Getting the average retail electricity consumer to care about his or her electricity bill and usage is a tall order. One speaker from a utility talked about the need to educate consumers about these new empowering technologies and lessen their concerns about loss of privacy. Another speaker speculated that what was needed was some sort of new energy “killer app”—a game system perhaps—that will get retail consumers thinking about how they use electricity. And, yes, this is the part of the article where you should be holding your wallet tight.
There is unquestionably a need for retail electricity consumers to use energy more efficiently. But waiting for consumers, who have always seen and likely will always see electricity as a utility commodity, much like water, to become interested in how it is used is not a good bet. Pouring billions of dollars into smart meters, education programs, net metering and the like are questionable investments, empowerment, networking and other nice buzz words notwithstanding.

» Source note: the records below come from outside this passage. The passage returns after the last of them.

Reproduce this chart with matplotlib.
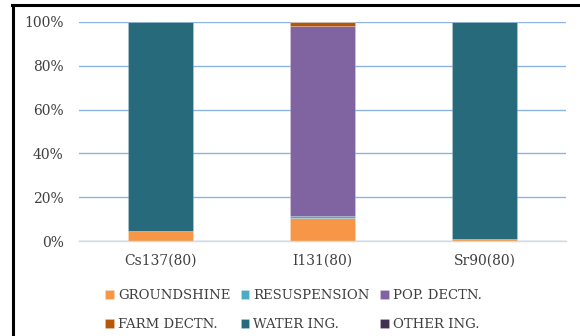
import matplotlib
matplotlib.use("Agg")
import matplotlib.pyplot as plt
from matplotlib.lines import Line2D
from matplotlib.ticker import FuncFormatter
import numpy as np

# Share of dose by exposure pathway (percent)
categories = ["Cs137(80)", "I131(80)", "Sr90(80)"]
groundshine = [4.6, 10.5, 0.9]
resuspension = [0.1, 0.8, 0.0]
pop_dectn = [0.0, 86.8, 0.0]
farm_dectn = [0.0, 1.9, 0.0]
water_ing = [95.3, 0.0, 99.1]
other_ing = [0.0, 0.0, 0.0]

series = [
    ("GROUNDSHINE", groundshine, "#F79646"),
    ("RESUSPENSION", resuspension, "#4BACC6"),
    ("POP. DECTN.", pop_dectn, "#8064A2"),
    ("FARM DECTN.", farm_dectn, "#B65708"),
    ("WATER ING.", water_ing, "#276A7C"),
    ("OTHER ING.", other_ing, "#403152"),
]

plt.rcParams["font.family"] = ["DejaVu Serif"]
text_color = "#404040"

fig = plt.figure(figsize=(5.8, 3.36), dpi=100)
ax = fig.add_axes([0.136, 0.2827, 0.840, 0.652])

x = np.arange(len(categories))
bottom = np.zeros(len(categories))
for name, vals, color in series:
    vals = np.array(vals, dtype=float)
    ax.bar(x, vals, width=0.4, bottom=bottom, color=color, label=name,
           edgecolor=(1, 1, 1, 0.25), linewidth=0.5, zorder=3)
    bottom += vals

ax.set_xlim(-0.5, len(categories) - 0.5)
ax.set_ylim(0, 100)
ax.set_yticks(np.arange(0, 101, 20))
ax.yaxis.set_major_formatter(FuncFormatter(lambda v, p: f"{v:.0f}%"))
ax.set_xticks(x)
ax.set_xticklabels(categories)
ax.grid(axis="y", color="#8EB4E3", linewidth=1.0, zorder=0)
ax.tick_params(axis="both", length=0, labelsize=10, colors=text_color)
ax.tick_params(axis="y", pad=11)
ax.tick_params(axis="x", pad=9)
for side in ("top", "right", "left"):
    ax.spines[side].set_visible(False)
ax.spines["bottom"].set_color("#D9D9D9")
ax.spines["bottom"].set_linewidth(1.0)
ax.spines["bottom"].set_zorder(4)

handles, labels = ax.get_legend_handles_labels()
# reorder so the legend fills row by row
order = [0, 3, 1, 4, 2, 5]
leg = fig.legend([handles[i] for i in order], [labels[i] for i in order],
                 loc="center", bbox_to_anchor=(0.506, 0.077), ncol=3,
                 frameon=False, fontsize=9.5, handlelength=0.65,
                 handleheight=0.65, handletextpad=0.3, columnspacing=0.8,
                 labelspacing=1.25)
for t in leg.get_texts():
    t.set_color(text_color)

# frame lines along the left and top edges of the figure
fig.add_artist(Line2D([12.5 / 580, 12.5 / 580], [0, 1 - 5 / 336],
                      transform=fig.transFigure, color="black", linewidth=2.2))
fig.add_artist(Line2D([11.5 / 580, 1], [1 - 5 / 336, 1 - 5 / 336],
                      transform=fig.transFigure, color="black", linewidth=2.2))

fig.savefig("out.png", dpi=100)
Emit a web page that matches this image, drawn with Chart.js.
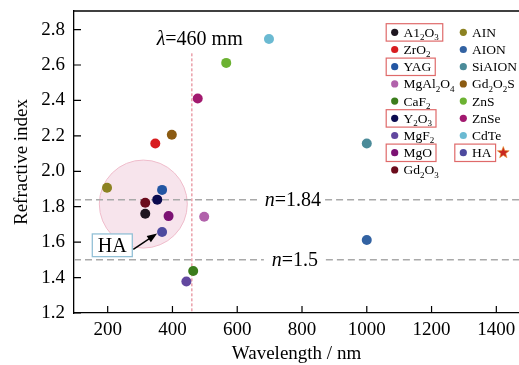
<!DOCTYPE html>
<html>
<head>
<meta charset="utf-8">
<script src="https://cdn.jsdelivr.net/npm/chart.js@4.4.1/dist/chart.umd.min.js"></script>
<style>
  html, body { margin: 0; padding: 0; background: #fff; }
  #wrap { width: 519px; height: 365px; }
</style>
</head>
<body>
<div id="wrap"><canvas id="scatterChart" width="519" height="365"></canvas></div>
<script>
// Refractive index vs wavelength of transparent ceramics

const FONT = '"Liberation Serif", "Times New Roman", serif';

// data ("_2" = subscript 2)
const materials = ["A1_2O_3", "ZrO_2", "YAG", "MgAl_2O_4", "CaF_2", "Y_2O_3", "MgF_2", "MgO", "Gd_2O_3",
                   "AIN", "AION", "SiAION", "Gd_2O_2S", "ZnS", "ZnSe", "CdTe", "HA"];
const wavelengths = [316, 347, 368, 498, 464, 353, 443, 388, 316, 198, 1000, 1000, 398, 566, 478, 698, 368];
const refIndex = [1.76, 2.157, 1.895, 1.743, 1.437, 1.84, 1.378, 1.747, 1.822,
                  1.907, 1.612, 2.157, 2.206, 2.612, 2.411, 2.747, 1.657];
const colors = ["#1e1620", "#d81c1f", "#2356a3", "#b162ab", "#3b7d1c", "#0b0b4f", "#62479f", "#7c1273", "#6b0b1c",
                "#8c8222", "#3262a2", "#4b8b99", "#8b5b12", "#6cb232", "#a2196f", "#6bbad2", "#4d4a9e"];
const highlighted = ["A1_2O_3", "YAG", "Y_2O_3", "MgO", "HA"];
const refLines = [1.84, 1.5];
const cutoffWavelength = 460;
const xTicks = [200, 400, 600, 800, 1000, 1200, 1400];
const yTicks = [1.2, 1.4, 1.6, 1.8, 2.0, 2.2, 2.4, 2.6, 2.8];

// text helpers
function parseLabel(str) {
    const segs = [];
    str.split(/(_\d)/).forEach(p => {
        if (!p) return;
        if (p[0] === "_") segs.push({ t: p.slice(1), s: "b" });
        else segs.push({ t: p, s: "n" });
    });
    return segs;
}

function segFont(s, size) {
    if (s === "b") return Math.round(size * 0.68) + "px " + FONT;
    return (s === "i" ? "italic " : "") + size + "px " + FONT;
}

function richWidth(ctx, segs, size) {
    let w = 0;
    segs.forEach(sg => { ctx.font = segFont(sg.s, size); w += ctx.measureText(sg.t).width; });
    return w;
}

// y is the baseline
function drawRich(ctx, segs, x, y, size, align) {
    const w = richWidth(ctx, segs, size);
    let cx = align === "center" ? x - w / 2 : x;
    ctx.textAlign = "left";
    ctx.textBaseline = "alphabetic";
    segs.forEach(sg => {
        ctx.font = segFont(sg.s, size);
        ctx.fillText(sg.t, cx, sg.s === "b" ? y + size * 0.26 : y);
        cx += ctx.measureText(sg.t).width;
    });
    return w;
}

// background decorations (under the points)
const decorPlugin = {
    id: "decor",
    beforeDatasetsDraw(chart) {
        const { ctx, chartArea: a, scales: { x, y } } = chart;
        ctx.save();

        // highlight circle round the cluster
        ctx.beginPath();
        ctx.arc(x.getPixelForValue(310), y.getPixelForValue(1.815), 44, 0, Math.PI * 2);
        ctx.fillStyle = "rgba(238, 196, 212, 0.45)";
        ctx.fill();
        ctx.strokeStyle = "#efbccb";
        ctx.lineWidth = 1;
        ctx.stroke();

        // dashed n lines with labels
        refLines.forEach((v, i) => {
            const py = y.getPixelForValue(v);
            const segs = [{ t: "n", s: "i" }, { t: "=" + v, s: "n" }];
            const cx = x.getPixelForValue(i === 0 ? 772 : 778);
            const w = richWidth(ctx, segs, 20);
            const gap = Math.max(w + 8, 62);
            ctx.strokeStyle = "#a9a9a9";
            ctx.lineWidth = 1.5;
            ctx.setLineDash([7, 4]);
            ctx.beginPath();
            ctx.moveTo(a.left, py);
            ctx.lineTo(cx - gap / 2, py);
            ctx.moveTo(cx + gap / 2, py);
            ctx.lineTo(a.right, py);
            ctx.stroke();
            ctx.setLineDash([]);
            ctx.fillStyle = "#000";
            drawRich(ctx, segs, cx, py + 6.5, 20, "center");
        });

        // cutoff wavelength line
        const lx = x.getPixelForValue(cutoffWavelength);
        ctx.strokeStyle = "#e0707f";
        ctx.lineWidth = 1;
        ctx.setLineDash([3, 2]);
        ctx.beginPath();
        ctx.moveTo(lx, y.getPixelForValue(2.666));
        ctx.lineTo(lx, a.bottom);
        ctx.stroke();
        ctx.setLineDash([]);
        ctx.fillStyle = "#000";
        drawRich(ctx, [{ t: "λ", s: "i" }, { t: "=" + cutoffWavelength + " mm", s: "n" }],
            x.getPixelForValue(484), y.getPixelForValue(2.75) + 6.5, 20, "center");

        // top frame line
        ctx.strokeStyle = "#000";
        ctx.lineWidth = 1.3;
        ctx.beginPath();
        ctx.moveTo(a.left, a.top);
        ctx.lineTo(a.right, a.top);
        ctx.stroke();
        ctx.restore();
    },
    afterDraw(chart) {
        const { ctx, chartArea: a, scales: { x, y } } = chart;
        ctx.save();

        // inward tick marks
        ctx.strokeStyle = "#000";
        ctx.lineWidth = 1.2;
        ctx.beginPath();
        x.ticks.forEach(t => {
            const px = x.getPixelForValue(t.value);
            ctx.moveTo(px, a.bottom);
            ctx.lineTo(px, a.bottom - 7);
        });
        y.ticks.forEach(t => {
            const py = y.getPixelForValue(t.value);
            ctx.moveTo(a.left, py);
            ctx.lineTo(a.left + 7, py);
        });
        ctx.stroke();

        // HA callout box and arrow
        const hx = x.getPixelForValue(wavelengths[16]);
        const hy = y.getPixelForValue(refIndex[16]);
        const bx = x.getPixelForValue(152.5), by = y.getPixelForValue(1.582);
        ctx.fillStyle = "#fff";
        ctx.fillRect(bx, by - 11.4, 40, 22.7);
        ctx.strokeStyle = "#93c0d6";
        ctx.lineWidth = 1.3;
        ctx.strokeRect(bx, by - 11.4, 40, 22.7);
        ctx.fillStyle = "#000";
        drawRich(ctx, [{ t: "HA", s: "n" }], bx + 20, by + 7, 20, "center");

        const sx = bx + 41, sy = by + 4;
        const tx = hx - 5, ty = hy + 1.5;
        const ang = Math.atan2(ty - sy, tx - sx);
        ctx.strokeStyle = "#000";
        ctx.lineWidth = 1.4;
        ctx.beginPath();
        ctx.moveTo(sx, sy);
        ctx.lineTo(tx - 7 * Math.cos(ang), ty - 7 * Math.sin(ang));
        ctx.stroke();
        ctx.beginPath();
        ctx.moveTo(tx, ty);
        ctx.lineTo(tx - 10 * Math.cos(ang) + 3.8 * Math.sin(ang), ty - 10 * Math.sin(ang) - 3.8 * Math.cos(ang));
        ctx.lineTo(tx - 10 * Math.cos(ang) - 3.8 * Math.sin(ang), ty - 10 * Math.sin(ang) + 3.8 * Math.cos(ang));
        ctx.closePath();
        ctx.fill();

        // two-column legend
        materials.forEach((m, i) => {
            const col = i < 9 ? 0 : 1;
            const row = col === 0 ? i : i - 9;
            const mx = col === 0 ? 394.7 : 463.3;
            const my = 32.3 + row * 17.2;
            ctx.beginPath();
            ctx.arc(mx, my, 3.6, 0, Math.PI * 2);
            ctx.fillStyle = colors[i];
            ctx.fill();
            ctx.fillStyle = "#000";
            const w = drawRich(ctx, parseLabel(m), mx + 8.8, my + 4.4, 13.5, "left");
            if (highlighted.includes(m)) {
                ctx.strokeStyle = "#df6a6a";
                ctx.lineWidth = 1.2;
                ctx.strokeRect(mx - 8.5, my - 8.6, w + 8.8 + 8.5 + 4, 17.4);
            }
            if (m === "HA") {
                // star marker
                const cx = 503.3, cy = my;
                ctx.beginPath();
                for (let k = 0; k < 10; k++) {
                    const r = k % 2 === 0 ? 6.2 : 2.6;
                    const a2 = -Math.PI / 2 + k * Math.PI / 5;
                    ctx.lineTo(cx + r * Math.cos(a2), cy + r * Math.sin(a2));
                }
                ctx.closePath();
                ctx.fillStyle = "#c9281f";
                ctx.fill();
                ctx.strokeStyle = "#e8942a";
                ctx.lineWidth = 0.6;
                ctx.stroke();
            }
        });
        ctx.restore();
    },
};

// setup
const data = {
    datasets: materials.map((m, i) => ({
        label: m.replace(/_/g, ""),
        data: [{ x: wavelengths[i], y: refIndex[i] }],
        backgroundColor: colors[i],
        borderColor: colors[i],
        borderWidth: 0,
        pointRadius: 5,
        pointHoverRadius: 5,
    })),
};

//config
const config = {
    type: "scatter",
    data: data,
    options: {
        responsive: false,
        animation: false,
        layout: { autoPadding: false, padding: { top: 11, left: 0, right: 0, bottom: 0 } },
        scales: {
            x: {
                type: "linear",
                min: 96,
                max: 1470,
                afterBuildTicks: (s) => { s.ticks = xTicks.map(v => ({ value: v })); },
                afterFit: (s) => { s.height = 52; s.paddingLeft = 0; s.paddingRight = 0; },
                grid: { drawOnChartArea: false, drawTicks: false },
                border: { display: true, color: "#000", width: 1.3 },
                ticks: {
                    color: "#000",
                    padding: 6,
                    font: { family: FONT, size: 19 },
                    callback: (v) => v,
                },
                title: {
                    display: true,
                    text: "Wavelength / nm",
                    color: "#000",
                    font: { family: FONT, size: 19 },
                    padding: { top: 0, bottom: 0 },
                },
            },
            y: {
                min: 1.2,
                max: 2.905,
                afterBuildTicks: (s) => { s.ticks = yTicks.map(v => ({ value: v })); },
                afterFit: (s) => { s.width = 74; s.paddingTop = 0; s.paddingBottom = 0; },
                grid: { drawOnChartArea: false, drawTicks: false },
                border: { display: true, color: "#000", width: 1.3 },
                ticks: {
                    color: "#000",
                    padding: 9,
                    font: { family: FONT, size: 19 },
                    callback: (v) => Number(v).toFixed(1),
                },
                title: {
                    display: true,
                    text: "Refractive index",
                    color: "#000",
                    font: { family: FONT, size: 19 },
                    padding: { top: 11, bottom: 0 },
                },
            },
        },
        plugins: {
            legend: { display: false },
            tooltip: { enabled: true },
        },
    },
    plugins: [decorPlugin],
};

//render init block
const scatterChart = new Chart(document.getElementById("scatterChart").getContext("2d"), config);
</script>
</body>
</html>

The better model for the Smart Grid, at least as far as its interface with most retail consumers, is what I would describe as the On Star model. On Star is, of course, the highly successful communications system that is available today in many General Motors vehicles. The On Star system is highly engineered and very complex. And yet the consumer interface is, by design, a single button that the customer simply presses when he or she wants help. The complexity is on the GM side of the button, not the consumer side.
There is a lesson in On Star for the Smart Grid: The grid does not need to be, and should not be, that smart. It is cheaper, simpler and, from the perspective of the vast majority of retail consumers, preferable, to leave the complexity of the Smart Grid entirely on the utility side of the meter. By way of example, utilities, not retail consumers, should be charged with balancing electricity load. This can be done by wheeling power into the distribution system and storing it there for consumer use on demand, rather than requiring consumers to alter their patterns of consumption. That may not be a great solution if your business is selling software, consumer data, educational services or peak energy, but it would make a lot of sense for retail consumers and for the grid.
If President Obama makes his case on Tuesday, we may well see another wave of sorely needed investment in our national energy infrastructure. But we need to use that new investment wisely and cost effectively if it is to help our country achieve its energy goals.